**WORK TO COMPLETE:** Exactly the lines from the one with "Output the web" to the one with "0.69], [4.0, 0.716]];", both included, are to be printed again; leave out the rest.

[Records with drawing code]
^^^^^^^^^^^^^^^^

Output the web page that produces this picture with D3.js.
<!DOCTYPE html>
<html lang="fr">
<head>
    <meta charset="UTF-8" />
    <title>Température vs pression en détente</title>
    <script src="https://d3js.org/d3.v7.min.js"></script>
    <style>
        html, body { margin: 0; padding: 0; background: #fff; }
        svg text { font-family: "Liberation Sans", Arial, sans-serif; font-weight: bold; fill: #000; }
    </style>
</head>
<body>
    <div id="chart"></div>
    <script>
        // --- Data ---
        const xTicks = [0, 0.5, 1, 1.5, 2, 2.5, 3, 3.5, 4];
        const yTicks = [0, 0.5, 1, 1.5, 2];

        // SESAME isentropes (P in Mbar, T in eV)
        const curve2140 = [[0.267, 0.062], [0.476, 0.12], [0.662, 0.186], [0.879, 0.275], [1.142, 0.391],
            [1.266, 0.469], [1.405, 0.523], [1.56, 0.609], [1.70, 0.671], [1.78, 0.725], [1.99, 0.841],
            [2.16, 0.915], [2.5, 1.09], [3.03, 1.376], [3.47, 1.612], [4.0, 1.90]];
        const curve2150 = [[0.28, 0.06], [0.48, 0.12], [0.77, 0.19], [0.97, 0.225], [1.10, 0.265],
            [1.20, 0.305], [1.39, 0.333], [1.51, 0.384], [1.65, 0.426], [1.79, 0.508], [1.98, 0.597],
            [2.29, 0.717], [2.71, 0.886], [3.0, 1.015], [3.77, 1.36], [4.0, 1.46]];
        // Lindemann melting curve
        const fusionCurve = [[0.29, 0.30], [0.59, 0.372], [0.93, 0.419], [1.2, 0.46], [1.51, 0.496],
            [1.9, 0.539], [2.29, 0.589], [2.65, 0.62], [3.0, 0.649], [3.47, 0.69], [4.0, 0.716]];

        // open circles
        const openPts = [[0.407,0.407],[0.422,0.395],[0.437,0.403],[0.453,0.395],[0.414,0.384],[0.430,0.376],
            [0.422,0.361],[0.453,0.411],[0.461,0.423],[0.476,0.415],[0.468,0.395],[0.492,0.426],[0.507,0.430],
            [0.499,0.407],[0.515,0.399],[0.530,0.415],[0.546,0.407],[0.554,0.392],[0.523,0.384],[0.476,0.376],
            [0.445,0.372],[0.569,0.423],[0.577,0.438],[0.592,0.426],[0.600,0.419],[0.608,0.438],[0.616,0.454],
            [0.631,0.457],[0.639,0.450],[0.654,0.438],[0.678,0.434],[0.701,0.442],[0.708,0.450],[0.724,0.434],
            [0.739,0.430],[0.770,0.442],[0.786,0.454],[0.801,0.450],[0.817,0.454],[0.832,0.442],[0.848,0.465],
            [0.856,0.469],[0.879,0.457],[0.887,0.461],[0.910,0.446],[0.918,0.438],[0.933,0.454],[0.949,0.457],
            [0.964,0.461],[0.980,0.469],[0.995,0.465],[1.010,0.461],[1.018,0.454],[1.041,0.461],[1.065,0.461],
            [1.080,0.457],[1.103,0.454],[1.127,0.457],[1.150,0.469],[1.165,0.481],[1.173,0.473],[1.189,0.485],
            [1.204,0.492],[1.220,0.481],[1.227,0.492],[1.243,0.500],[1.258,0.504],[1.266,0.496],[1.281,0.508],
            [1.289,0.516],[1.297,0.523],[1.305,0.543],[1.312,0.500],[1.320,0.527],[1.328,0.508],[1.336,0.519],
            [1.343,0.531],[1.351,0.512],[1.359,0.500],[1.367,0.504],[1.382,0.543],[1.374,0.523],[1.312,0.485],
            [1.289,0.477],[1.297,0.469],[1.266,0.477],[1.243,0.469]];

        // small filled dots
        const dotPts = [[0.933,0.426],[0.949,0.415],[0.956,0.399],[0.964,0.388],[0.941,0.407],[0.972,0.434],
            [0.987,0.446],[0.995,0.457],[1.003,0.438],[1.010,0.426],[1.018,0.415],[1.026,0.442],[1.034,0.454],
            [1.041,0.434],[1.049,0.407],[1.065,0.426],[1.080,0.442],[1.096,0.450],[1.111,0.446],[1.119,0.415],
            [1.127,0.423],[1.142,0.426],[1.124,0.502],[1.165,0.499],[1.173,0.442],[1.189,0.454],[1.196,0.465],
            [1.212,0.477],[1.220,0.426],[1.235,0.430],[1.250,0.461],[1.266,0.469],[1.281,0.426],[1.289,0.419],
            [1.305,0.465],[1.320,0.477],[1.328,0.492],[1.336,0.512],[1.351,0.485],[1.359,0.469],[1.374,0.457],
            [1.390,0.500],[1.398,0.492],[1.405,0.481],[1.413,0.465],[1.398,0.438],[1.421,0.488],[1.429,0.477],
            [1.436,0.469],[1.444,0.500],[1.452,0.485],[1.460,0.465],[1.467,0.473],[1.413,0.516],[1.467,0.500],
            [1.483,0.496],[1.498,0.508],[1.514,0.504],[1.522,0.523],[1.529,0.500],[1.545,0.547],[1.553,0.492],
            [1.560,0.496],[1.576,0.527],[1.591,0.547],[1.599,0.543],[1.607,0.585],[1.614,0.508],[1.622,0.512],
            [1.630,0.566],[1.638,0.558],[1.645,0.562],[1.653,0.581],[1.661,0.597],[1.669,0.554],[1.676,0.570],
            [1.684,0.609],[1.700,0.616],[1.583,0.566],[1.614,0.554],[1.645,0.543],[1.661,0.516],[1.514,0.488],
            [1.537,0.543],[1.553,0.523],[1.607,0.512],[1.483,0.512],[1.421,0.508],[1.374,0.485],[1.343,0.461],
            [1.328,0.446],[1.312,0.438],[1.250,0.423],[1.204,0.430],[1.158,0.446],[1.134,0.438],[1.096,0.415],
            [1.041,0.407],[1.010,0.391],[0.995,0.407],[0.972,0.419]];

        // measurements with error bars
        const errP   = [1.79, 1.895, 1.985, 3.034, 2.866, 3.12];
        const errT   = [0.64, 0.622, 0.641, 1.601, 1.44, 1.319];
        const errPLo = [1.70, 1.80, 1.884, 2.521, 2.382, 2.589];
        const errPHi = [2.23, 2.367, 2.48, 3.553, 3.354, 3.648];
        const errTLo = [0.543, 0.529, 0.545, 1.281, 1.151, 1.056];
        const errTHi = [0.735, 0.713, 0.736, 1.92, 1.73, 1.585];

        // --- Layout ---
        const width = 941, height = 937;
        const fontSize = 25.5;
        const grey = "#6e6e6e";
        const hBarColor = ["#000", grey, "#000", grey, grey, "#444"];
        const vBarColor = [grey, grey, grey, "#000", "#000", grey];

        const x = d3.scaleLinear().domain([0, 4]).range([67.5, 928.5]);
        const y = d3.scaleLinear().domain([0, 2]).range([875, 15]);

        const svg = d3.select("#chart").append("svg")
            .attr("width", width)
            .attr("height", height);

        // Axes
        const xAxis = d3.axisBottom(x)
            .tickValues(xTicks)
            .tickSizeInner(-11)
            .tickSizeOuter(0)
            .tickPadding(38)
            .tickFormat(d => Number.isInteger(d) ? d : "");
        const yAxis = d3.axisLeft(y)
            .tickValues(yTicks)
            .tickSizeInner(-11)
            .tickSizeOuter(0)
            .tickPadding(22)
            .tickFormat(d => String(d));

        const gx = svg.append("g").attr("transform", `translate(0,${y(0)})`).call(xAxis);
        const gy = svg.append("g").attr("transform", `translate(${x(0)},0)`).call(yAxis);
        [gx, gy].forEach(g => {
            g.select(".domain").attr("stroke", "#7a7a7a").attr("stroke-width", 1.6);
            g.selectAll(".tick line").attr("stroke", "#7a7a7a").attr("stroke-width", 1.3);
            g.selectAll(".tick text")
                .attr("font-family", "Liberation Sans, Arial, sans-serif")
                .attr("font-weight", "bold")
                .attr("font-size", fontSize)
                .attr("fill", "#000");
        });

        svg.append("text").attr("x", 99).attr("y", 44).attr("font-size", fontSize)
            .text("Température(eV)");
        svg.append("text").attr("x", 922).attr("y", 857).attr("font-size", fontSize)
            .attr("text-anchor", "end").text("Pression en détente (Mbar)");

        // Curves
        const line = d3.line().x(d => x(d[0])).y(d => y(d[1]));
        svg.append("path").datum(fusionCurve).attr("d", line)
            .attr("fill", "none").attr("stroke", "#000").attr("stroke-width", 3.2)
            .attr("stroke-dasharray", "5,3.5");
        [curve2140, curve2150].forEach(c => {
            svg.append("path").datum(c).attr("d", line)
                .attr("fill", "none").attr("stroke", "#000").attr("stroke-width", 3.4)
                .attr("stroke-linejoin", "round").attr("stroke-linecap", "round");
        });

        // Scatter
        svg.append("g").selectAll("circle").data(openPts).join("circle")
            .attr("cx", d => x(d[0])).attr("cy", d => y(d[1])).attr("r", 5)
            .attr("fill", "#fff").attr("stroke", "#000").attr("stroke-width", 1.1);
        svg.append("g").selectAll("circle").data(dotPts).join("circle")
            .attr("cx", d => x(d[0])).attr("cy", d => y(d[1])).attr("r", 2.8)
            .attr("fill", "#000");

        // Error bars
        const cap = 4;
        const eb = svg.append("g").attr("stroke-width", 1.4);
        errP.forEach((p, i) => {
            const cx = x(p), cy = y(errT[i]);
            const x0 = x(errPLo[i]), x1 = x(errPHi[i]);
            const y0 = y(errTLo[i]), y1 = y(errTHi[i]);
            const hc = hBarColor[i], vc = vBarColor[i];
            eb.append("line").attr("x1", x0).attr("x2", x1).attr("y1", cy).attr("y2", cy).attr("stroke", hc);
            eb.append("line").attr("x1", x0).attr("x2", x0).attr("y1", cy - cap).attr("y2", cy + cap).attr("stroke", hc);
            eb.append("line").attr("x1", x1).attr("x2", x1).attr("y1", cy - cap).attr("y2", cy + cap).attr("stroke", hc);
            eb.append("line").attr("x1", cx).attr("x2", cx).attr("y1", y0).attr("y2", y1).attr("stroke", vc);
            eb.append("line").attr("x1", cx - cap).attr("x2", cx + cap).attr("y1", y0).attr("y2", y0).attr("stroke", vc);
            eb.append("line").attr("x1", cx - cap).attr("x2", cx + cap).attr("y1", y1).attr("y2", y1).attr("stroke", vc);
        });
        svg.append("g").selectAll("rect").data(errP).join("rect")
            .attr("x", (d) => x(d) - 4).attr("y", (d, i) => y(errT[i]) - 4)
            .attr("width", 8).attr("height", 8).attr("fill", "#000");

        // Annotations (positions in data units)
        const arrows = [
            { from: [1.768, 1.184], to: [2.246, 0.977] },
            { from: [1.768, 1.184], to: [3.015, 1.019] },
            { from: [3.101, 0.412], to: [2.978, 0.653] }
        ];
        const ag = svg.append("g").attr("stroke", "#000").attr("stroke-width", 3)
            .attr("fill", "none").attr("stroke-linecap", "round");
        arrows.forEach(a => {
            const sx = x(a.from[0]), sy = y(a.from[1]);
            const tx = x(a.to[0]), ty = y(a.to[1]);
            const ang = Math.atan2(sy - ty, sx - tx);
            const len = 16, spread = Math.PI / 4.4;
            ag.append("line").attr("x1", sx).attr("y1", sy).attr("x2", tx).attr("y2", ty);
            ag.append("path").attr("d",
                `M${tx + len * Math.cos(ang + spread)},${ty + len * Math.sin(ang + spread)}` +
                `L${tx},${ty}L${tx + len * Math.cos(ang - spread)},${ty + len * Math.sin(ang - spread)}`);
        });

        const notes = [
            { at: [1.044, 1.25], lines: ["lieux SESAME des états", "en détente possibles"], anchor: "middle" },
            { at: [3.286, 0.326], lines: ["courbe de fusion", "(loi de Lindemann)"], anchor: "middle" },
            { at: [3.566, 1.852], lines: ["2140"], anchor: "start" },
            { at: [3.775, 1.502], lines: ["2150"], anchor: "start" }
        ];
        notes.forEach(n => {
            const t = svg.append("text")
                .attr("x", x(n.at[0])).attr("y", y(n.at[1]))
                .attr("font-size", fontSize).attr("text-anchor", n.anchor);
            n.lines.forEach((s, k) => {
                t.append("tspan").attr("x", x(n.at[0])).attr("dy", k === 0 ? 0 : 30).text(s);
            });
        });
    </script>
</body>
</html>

^^^^^^^^^^^^^^^^

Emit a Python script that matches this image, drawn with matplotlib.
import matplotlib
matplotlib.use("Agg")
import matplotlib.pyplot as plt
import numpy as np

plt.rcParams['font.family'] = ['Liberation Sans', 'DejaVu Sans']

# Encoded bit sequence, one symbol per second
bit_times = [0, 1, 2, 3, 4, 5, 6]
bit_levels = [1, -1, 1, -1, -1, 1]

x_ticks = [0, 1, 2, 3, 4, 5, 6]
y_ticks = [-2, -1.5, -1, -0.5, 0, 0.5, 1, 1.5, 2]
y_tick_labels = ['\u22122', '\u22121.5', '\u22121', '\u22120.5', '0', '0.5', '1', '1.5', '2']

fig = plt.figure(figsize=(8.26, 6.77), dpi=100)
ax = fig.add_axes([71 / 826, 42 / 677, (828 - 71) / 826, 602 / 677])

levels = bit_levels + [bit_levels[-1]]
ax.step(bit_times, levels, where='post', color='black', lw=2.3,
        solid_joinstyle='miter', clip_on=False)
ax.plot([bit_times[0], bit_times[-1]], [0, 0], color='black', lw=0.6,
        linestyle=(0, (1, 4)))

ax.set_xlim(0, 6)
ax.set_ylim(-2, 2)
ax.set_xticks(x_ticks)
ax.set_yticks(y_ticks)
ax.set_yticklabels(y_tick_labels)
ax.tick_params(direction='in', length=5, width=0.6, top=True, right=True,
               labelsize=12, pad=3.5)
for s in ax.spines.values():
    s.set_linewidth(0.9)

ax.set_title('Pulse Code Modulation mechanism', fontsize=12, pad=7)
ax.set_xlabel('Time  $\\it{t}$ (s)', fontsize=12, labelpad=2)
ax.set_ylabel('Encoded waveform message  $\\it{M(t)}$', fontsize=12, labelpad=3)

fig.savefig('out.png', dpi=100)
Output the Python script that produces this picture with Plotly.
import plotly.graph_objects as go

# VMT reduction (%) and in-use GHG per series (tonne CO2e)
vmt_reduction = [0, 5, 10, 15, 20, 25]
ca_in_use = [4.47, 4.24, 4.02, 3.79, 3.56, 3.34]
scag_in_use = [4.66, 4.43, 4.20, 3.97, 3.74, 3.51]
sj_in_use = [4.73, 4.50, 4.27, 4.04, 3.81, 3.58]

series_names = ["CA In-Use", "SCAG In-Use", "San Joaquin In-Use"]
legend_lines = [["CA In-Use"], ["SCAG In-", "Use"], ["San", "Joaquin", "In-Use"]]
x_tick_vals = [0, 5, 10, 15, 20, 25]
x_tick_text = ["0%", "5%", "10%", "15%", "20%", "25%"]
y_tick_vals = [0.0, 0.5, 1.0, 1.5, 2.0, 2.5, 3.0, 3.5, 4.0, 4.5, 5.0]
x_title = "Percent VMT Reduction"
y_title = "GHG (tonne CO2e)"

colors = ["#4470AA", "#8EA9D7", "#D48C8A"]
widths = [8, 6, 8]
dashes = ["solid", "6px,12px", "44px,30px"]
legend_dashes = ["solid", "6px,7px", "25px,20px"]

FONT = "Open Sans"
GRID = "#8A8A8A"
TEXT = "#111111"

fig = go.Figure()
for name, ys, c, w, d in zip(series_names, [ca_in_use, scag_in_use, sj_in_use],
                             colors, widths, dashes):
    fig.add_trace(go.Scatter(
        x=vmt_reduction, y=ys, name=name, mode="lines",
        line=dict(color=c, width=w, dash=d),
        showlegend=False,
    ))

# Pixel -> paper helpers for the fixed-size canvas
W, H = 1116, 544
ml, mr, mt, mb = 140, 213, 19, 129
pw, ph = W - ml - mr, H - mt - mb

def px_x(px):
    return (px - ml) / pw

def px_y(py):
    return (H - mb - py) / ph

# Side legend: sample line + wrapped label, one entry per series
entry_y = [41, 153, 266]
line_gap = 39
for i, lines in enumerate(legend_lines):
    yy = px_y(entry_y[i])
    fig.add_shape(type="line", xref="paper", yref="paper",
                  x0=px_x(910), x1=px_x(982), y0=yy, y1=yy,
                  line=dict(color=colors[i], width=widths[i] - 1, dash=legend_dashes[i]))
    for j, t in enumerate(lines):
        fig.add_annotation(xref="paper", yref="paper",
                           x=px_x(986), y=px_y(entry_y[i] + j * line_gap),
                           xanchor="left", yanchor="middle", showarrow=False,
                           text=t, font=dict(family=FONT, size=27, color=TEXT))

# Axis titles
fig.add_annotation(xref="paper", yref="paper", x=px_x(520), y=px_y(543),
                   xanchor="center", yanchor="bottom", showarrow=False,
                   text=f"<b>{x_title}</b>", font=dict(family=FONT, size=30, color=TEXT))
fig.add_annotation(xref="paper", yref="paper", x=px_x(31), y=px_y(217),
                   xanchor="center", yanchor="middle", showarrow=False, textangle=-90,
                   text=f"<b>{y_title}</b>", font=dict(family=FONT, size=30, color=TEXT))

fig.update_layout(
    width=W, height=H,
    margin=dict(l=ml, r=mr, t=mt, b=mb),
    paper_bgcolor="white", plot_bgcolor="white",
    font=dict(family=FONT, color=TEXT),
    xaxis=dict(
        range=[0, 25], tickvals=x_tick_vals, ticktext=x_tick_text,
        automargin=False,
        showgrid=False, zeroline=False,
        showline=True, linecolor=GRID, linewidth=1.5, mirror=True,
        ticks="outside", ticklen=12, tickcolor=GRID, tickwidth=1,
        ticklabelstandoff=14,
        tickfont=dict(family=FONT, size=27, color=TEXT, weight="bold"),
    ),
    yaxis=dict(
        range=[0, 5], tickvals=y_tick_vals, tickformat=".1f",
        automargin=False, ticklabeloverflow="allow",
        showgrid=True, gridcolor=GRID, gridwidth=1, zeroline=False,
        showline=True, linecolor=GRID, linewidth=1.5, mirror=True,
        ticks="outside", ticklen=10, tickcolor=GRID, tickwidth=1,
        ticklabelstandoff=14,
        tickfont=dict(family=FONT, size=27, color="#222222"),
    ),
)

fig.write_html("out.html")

^^^^^^^^^^^^^^^^

**WRITTEN REPLY:**
Output the web page that produces this picture with D3.js.
<!DOCTYPE html>
<html lang="fr">
<head>
    <meta charset="UTF-8" />
    <title>Température vs pression en détente</title>
    <script src="https://d3js.org/d3.v7.min.js"></script>
    <style>
        html, body { margin: 0; padding: 0; background: #fff; }
        svg text { font-family: "Liberation Sans", Arial, sans-serif; font-weight: bold; fill: #000; }
    </style>
</head>
<body>
    <div id="chart"></div>
    <script>
        // --- Data ---
        const xTicks = [0, 0.5, 1, 1.5, 2, 2.5, 3, 3.5, 4];
        const yTicks = [0, 0.5, 1, 1.5, 2];

        // SESAME isentropes (P in Mbar, T in eV)
        const curve2140 = [[0.267, 0.062], [0.476, 0.12], [0.662, 0.186], [0.879, 0.275], [1.142, 0.391],
            [1.266, 0.469], [1.405, 0.523], [1.56, 0.609], [1.70, 0.671], [1.78, 0.725], [1.99, 0.841],
            [2.16, 0.915], [2.5, 1.09], [3.03, 1.376], [3.47, 1.612], [4.0, 1.90]];
        const curve2150 = [[0.28, 0.06], [0.48, 0.12], [0.77, 0.19], [0.97, 0.225], [1.10, 0.265],
            [1.20, 0.305], [1.39, 0.333], [1.51, 0.384], [1.65, 0.426], [1.79, 0.508], [1.98, 0.597],
            [2.29, 0.717], [2.71, 0.886], [3.0, 1.015], [3.77, 1.36], [4.0, 1.46]];
        // Lindemann melting curve
        const fusionCurve = [[0.29, 0.30], [0.59, 0.372], [0.93, 0.419], [1.2, 0.46], [1.51, 0.496],
            [1.9, 0.539], [2.29, 0.589], [2.65, 0.62], [3.0, 0.649], [3.47, 0.69], [4.0, 0.716]];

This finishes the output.